* Do this *
Repeat verbatim the lines from the one containing "Clone this diagram in SVG." to the one containing "y_ticks = [0, 10, 20, 30, 40, 50, 60]", ends included, minus any pictures.

* Extracted material *
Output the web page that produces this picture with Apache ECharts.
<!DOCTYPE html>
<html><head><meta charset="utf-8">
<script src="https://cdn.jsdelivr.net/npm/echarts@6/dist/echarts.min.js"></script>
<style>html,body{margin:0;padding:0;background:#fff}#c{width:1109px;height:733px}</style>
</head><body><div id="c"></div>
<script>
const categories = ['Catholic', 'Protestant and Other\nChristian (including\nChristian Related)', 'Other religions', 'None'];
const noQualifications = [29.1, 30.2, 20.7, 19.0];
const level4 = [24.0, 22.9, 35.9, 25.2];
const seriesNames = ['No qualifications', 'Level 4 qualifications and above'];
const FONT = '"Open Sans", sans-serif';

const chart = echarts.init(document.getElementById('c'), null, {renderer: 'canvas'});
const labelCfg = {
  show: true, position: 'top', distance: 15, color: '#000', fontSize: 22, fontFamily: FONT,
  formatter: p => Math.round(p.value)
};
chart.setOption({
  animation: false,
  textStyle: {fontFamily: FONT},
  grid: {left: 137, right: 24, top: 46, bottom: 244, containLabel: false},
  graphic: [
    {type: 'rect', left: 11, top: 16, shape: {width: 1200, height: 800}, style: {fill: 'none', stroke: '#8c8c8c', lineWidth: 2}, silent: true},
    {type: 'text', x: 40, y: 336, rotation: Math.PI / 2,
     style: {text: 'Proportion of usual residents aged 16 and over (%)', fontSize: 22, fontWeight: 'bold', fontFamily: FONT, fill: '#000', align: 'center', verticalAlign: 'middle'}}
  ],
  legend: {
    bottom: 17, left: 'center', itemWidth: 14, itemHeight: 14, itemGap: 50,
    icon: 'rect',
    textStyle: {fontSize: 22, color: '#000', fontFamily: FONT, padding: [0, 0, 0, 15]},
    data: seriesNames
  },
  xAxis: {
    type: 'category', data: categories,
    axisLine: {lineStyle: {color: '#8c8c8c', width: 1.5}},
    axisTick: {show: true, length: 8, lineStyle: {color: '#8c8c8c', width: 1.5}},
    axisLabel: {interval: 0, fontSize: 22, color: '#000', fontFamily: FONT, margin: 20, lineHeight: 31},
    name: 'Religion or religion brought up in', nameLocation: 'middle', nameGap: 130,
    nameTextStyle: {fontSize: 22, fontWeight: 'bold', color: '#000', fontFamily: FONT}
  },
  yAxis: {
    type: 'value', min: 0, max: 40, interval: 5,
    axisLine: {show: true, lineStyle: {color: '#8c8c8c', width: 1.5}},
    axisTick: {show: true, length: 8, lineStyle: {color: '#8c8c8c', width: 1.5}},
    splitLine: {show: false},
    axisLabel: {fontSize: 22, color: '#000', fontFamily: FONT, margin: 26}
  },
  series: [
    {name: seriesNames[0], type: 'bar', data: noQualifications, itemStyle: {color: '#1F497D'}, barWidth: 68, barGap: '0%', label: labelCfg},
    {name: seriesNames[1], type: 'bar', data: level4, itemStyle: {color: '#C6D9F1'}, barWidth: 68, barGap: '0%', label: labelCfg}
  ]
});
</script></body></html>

* * *

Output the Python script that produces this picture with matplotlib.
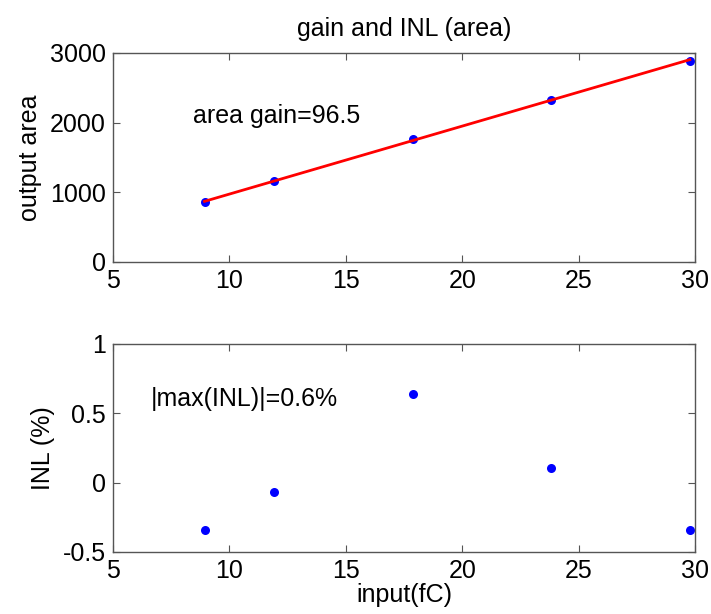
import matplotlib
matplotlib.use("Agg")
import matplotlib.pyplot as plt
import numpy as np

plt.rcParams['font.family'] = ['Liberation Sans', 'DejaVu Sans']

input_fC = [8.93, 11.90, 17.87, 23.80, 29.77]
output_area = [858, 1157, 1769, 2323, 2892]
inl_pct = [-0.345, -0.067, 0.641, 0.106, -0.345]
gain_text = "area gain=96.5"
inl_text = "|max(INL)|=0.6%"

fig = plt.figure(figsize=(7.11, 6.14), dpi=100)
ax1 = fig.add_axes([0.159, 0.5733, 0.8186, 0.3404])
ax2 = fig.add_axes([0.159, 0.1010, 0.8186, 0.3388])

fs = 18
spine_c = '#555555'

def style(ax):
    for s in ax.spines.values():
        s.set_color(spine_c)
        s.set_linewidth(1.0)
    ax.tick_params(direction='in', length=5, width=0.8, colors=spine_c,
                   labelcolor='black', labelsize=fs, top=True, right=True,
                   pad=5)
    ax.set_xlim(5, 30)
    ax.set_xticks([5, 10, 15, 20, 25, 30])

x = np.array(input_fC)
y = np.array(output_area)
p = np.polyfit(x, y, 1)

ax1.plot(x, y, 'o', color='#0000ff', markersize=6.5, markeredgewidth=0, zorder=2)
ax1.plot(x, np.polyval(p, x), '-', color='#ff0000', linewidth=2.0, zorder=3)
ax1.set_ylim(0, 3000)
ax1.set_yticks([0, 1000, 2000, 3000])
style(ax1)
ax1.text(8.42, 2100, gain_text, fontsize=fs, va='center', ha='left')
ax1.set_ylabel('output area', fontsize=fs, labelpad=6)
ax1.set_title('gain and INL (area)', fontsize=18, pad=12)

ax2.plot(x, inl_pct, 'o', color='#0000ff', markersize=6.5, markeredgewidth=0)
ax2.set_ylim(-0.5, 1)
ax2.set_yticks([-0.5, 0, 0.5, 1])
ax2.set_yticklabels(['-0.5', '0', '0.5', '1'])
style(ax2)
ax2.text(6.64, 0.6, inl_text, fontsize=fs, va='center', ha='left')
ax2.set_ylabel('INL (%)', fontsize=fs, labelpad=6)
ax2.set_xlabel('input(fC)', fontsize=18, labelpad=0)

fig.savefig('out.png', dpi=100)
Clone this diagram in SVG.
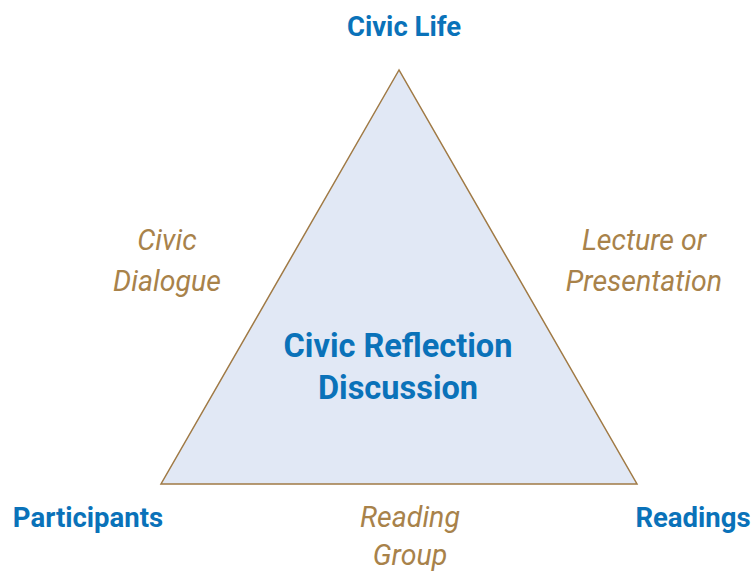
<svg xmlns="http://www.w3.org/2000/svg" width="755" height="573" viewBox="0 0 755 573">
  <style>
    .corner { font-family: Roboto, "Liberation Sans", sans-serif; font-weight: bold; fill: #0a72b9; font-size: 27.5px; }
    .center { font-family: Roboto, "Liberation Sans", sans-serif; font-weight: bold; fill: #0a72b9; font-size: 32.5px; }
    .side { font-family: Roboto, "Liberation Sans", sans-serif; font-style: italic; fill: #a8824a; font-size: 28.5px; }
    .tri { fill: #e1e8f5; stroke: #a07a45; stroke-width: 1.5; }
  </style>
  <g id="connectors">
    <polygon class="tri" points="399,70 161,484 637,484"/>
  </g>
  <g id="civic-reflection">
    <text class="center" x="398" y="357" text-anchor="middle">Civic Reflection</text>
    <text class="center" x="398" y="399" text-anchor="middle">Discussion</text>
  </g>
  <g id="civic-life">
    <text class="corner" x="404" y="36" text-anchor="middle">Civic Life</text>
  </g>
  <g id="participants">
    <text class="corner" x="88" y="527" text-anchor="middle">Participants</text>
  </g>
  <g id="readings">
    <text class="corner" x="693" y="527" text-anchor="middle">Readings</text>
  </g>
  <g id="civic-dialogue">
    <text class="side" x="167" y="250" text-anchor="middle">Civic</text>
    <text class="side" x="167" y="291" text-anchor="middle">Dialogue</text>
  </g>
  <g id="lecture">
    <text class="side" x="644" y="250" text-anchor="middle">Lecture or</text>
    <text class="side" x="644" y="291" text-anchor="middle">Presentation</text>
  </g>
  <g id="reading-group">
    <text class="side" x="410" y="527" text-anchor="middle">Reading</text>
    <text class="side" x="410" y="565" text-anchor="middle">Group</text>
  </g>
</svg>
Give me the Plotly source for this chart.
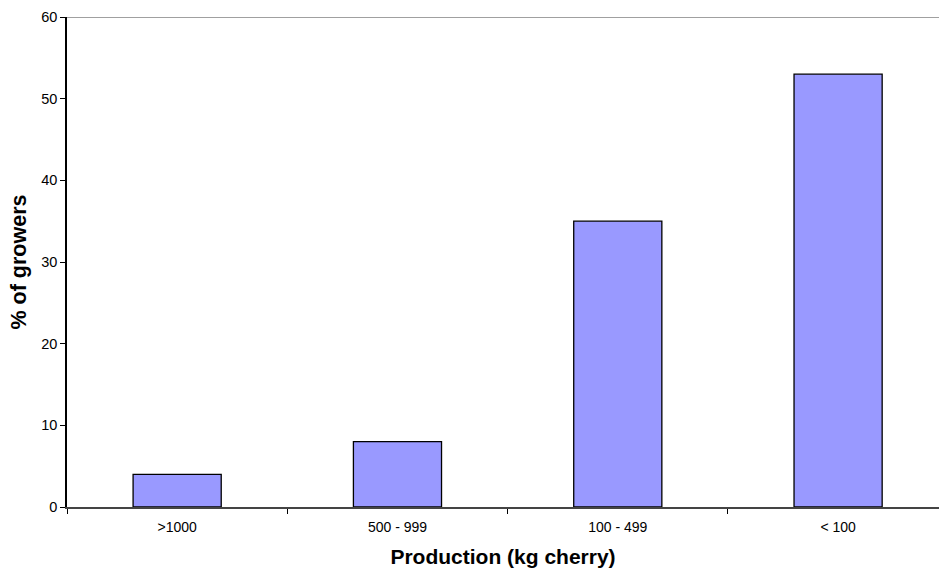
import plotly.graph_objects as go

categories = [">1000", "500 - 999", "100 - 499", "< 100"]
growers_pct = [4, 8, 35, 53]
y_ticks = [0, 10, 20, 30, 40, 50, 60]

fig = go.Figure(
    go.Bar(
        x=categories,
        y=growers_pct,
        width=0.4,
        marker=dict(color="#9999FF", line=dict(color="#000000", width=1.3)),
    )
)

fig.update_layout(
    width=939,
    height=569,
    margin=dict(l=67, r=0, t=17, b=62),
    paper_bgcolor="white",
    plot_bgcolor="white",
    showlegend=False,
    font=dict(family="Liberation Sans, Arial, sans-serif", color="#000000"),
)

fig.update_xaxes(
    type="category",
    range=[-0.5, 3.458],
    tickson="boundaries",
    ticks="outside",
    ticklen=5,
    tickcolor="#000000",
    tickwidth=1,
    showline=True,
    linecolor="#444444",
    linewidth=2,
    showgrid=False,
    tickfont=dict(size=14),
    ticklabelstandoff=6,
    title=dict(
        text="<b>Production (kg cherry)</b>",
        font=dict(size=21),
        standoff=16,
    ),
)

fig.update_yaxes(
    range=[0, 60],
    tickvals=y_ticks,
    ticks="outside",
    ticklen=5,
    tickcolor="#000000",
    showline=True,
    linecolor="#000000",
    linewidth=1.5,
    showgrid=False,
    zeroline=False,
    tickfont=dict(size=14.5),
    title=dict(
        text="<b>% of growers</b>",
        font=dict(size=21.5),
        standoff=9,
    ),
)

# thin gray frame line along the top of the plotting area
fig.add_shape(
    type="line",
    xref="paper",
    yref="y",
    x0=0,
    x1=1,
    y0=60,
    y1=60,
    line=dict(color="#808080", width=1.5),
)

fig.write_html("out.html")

* Result *
Clone this diagram in SVG.
<svg xmlns="http://www.w3.org/2000/svg" width="755" height="573" viewBox="0 0 755 573">
  <style>
    .corner { font-family: Roboto, "Liberation Sans", sans-serif; font-weight: bold; fill: #0a72b9; font-size: 27.5px; }
    .center { font-family: Roboto, "Liberation Sans", sans-serif; font-weight: bold; fill: #0a72b9; font-size: 32.5px; }
    .side { font-family: Roboto, "Liberation Sans", sans-serif; font-style: italic; fill: #a8824a; font-size: 28.5px; }
    .tri { fill: #e1e8f5; stroke: #a07a45; stroke-width: 1.5; }
  </style>
  <g id="connectors">
    <polygon class="tri" points="399,70 161,484 637,484"/>
  </g>
  <g id="civic-reflection">
    <text class="center" x="398" y="357" text-anchor="middle">Civic Reflection</text>
    <text class="center" x="398" y="399" text-anchor="middle">Discussion</text>
  </g>
  <g id="civic-life">
    <text class="corner" x="404" y="36" text-anchor="middle">Civic Life</text>
  </g>
  <g id="participants">
    <text class="corner" x="88" y="527" text-anchor="middle">Participants</text>
  </g>
  <g id="readings">
    <text class="corner" x="693" y="527" text-anchor="middle">Readings</text>
  </g>
  <g id="civic-dialogue">
    <text class="side" x="167" y="250" text-anchor="middle">Civic</text>
    <text class="side" x="167" y="291" text-anchor="middle">Dialogue</text>
  </g>
  <g id="lecture">
    <text class="side" x="644" y="250" text-anchor="middle">Lecture or</text>
    <text class="side" x="644" y="291" text-anchor="middle">Presentation</text>
  </g>
  <g id="reading-group">
    <text class="side" x="410" y="527" text-anchor="middle">Reading</text>
    <text class="side" x="410" y="565" text-anchor="middle">Group</text>
  </g>
</svg>
Give me the Plotly source for this chart.
import plotly.graph_objects as go

categories = [">1000", "500 - 999", "100 - 499", "< 100"]
growers_pct = [4, 8, 35, 53]
y_ticks = [0, 10, 20, 30, 40, 50, 60]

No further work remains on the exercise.